For investors considering CP and CP Extra shares, CP is recommended as a strong buy. Despite first-quarter purchasing power issues, its financial performance remains robust, and it's a pro-economy company benefiting from consumer spending and foreign tourism. CP Extra, however, is considered less appealing due to weak purchasing power impacting its wholesale business, despite policies like the "half-half" scheme. Its performance has deteriorated, unlike CP and Mac versions which are doing relatively well.
Finally, the discussion revisits the central bank's directive and the board's initial disapproval. The speaker believes that the central bank's perspective is that the proposal should be considered, but since the subsidiary company is publicly listed and not 100% controlled by CP, the decision ultimately rests with all shareholders, including minority shareholders. If minority shareholders do not approve the relocation, CP can explain to the central bank that it made its best effort but could not proceed due to shareholder disagreement, as it doesn't own 100% of the asset.

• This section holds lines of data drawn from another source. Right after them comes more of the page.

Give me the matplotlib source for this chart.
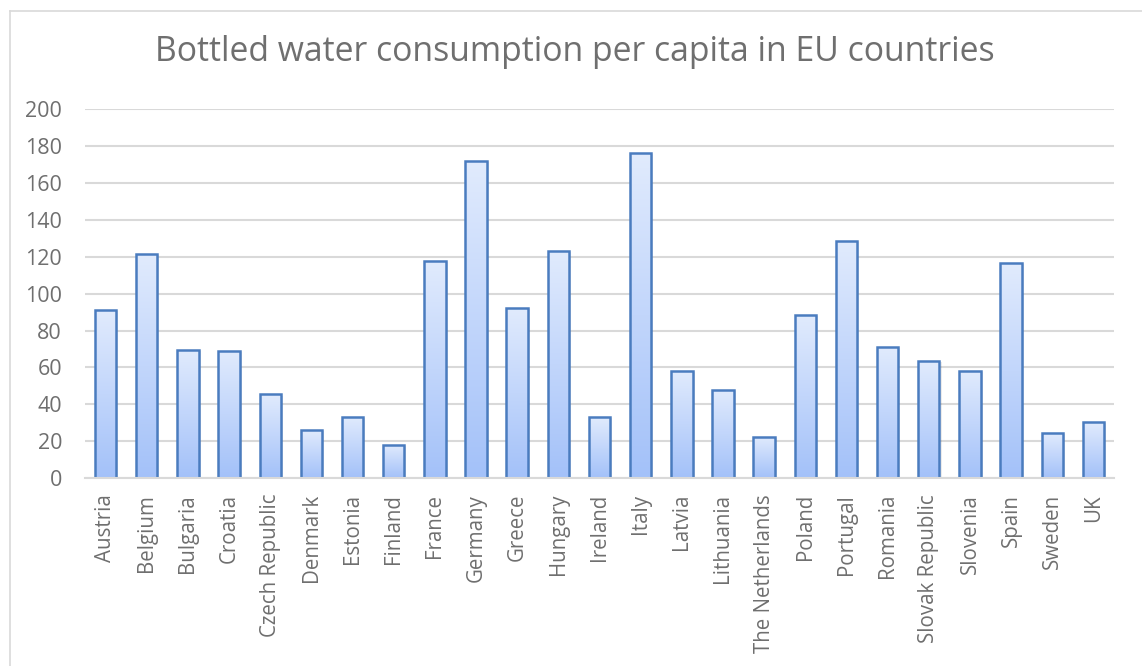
import matplotlib
matplotlib.use("Agg")
import matplotlib.pyplot as plt
import numpy as np
from matplotlib.colors import LinearSegmentedColormap
from matplotlib.lines import Line2D

countries = ["Austria", "Belgium", "Bulgaria", "Croatia", "Czech Republic", "Denmark",
             "Estonia", "Finland", "France", "Germany", "Greece", "Hungary", "Ireland",
             "Italy", "Latvia", "Lithuania", "The Netherlands", "Poland", "Portugal",
             "Romania", "Slovak Republic", "Slovenia", "Spain", "Sweden", "UK"]
consumption = [91.0, 121.3, 69.5, 69.0, 45.3, 25.9, 33.1, 18.1, 117.8, 171.9, 92.3, 123.2,
               33.0, 176.4, 58.1, 48.0, 22.5, 88.5, 128.7, 71.1, 63.4, 58.3, 116.6, 24.4, 30.2]
y_ticks = [0, 20, 40, 60, 80, 100, 120, 140, 160, 180, 200]
title = "Bottled water consumption per capita in EU countries"

plt.rcParams['font.family'] = ['Open Sans', 'DejaVu Sans']
W, H = 1142, 666
fig = plt.figure(figsize=(W / 100, H / 100), dpi=100)
ax = fig.add_axes([85 / W, 1 - 478 / H, (1114 - 85) / W, (478 - 109.3) / H])

text_color = "#6f6f6f"
grid_color = "#d9d9d9"
cmap = LinearSegmentedColormap.from_list("excel", ["#a3c1f9", "#e1ebfd"])
grad = np.linspace(0, 1, 256).reshape(-1, 1)

x = np.arange(len(countries))
width = 0.52
bars = ax.bar(x, consumption, width=width, facecolor="none", edgecolor="#4a7cbf",
              linewidth=1.8, zorder=4)
for rect in bars:
    bx, by = rect.get_x(), rect.get_y()
    bw, bh = rect.get_width(), rect.get_height()
    ax.add_patch(plt.Rectangle((bx + 0.03, by), bw + 0.02, bh - 0.6, facecolor="#000000",
                               alpha=0.08, edgecolor="none", zorder=2))
    im = ax.imshow(grad, extent=[bx, bx + bw, by, by + bh], origin="lower",
                   cmap=cmap, aspect="auto", zorder=3)
    im.set_clip_path(rect)

ax.set_xlim(-0.5, len(countries) - 0.5)
ax.set_ylim(0, 200)
ax.set_yticks(y_ticks)
ax.set_xticks(x)
ax.set_xticklabels(countries, rotation=90)
ax.yaxis.grid(True, color=grid_color, linewidth=1.5, zorder=0)
ax.set_axisbelow(True)
for s in ["top", "right", "left"]:
    ax.spines[s].set_visible(False)
ax.spines["bottom"].set_color(grid_color)
ax.spines["bottom"].set_linewidth(1.5)
ax.spines["bottom"].set_zorder(5)
ax.tick_params(axis="both", length=0, colors=text_color)
ax.tick_params(axis="y", pad=16.5, labelsize=15.5)
ax.tick_params(axis="x", pad=11.5, labelsize=14.8)

fig.text(575 / W, 1 - 52 / H, title, ha="center", va="center", fontsize=24.3,
         color=text_color)

fig.add_artist(Line2D([9.5 / W, 9.5 / W], [0, 1 - 10.5 / H], transform=fig.transFigure,
                      color="#d9d9d9", linewidth=1.2))
fig.add_artist(Line2D([9.5 / W, 1], [1 - 10.5 / H, 1 - 10.5 / H], transform=fig.transFigure,
                      color="#d9d9d9", linewidth=1.2))

fig.savefig("out.png", dpi=100)
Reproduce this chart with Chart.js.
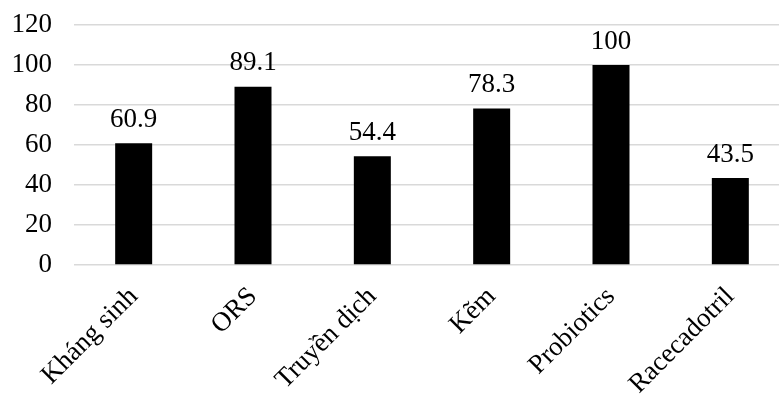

In this scenario, the company would not incur any losses, as the benefits on CP's side would remain unchanged. Therefore, regardless of whether the shift happens or not, the company is not expected to suffer negative consequences. If it moves, the banking side benefits; if it doesn't, the company retains its current advantages. The overall recommendation for CP (Common Stock) from UOB KN Thailand is to buy, while for Extra, analysts generally recommend holding.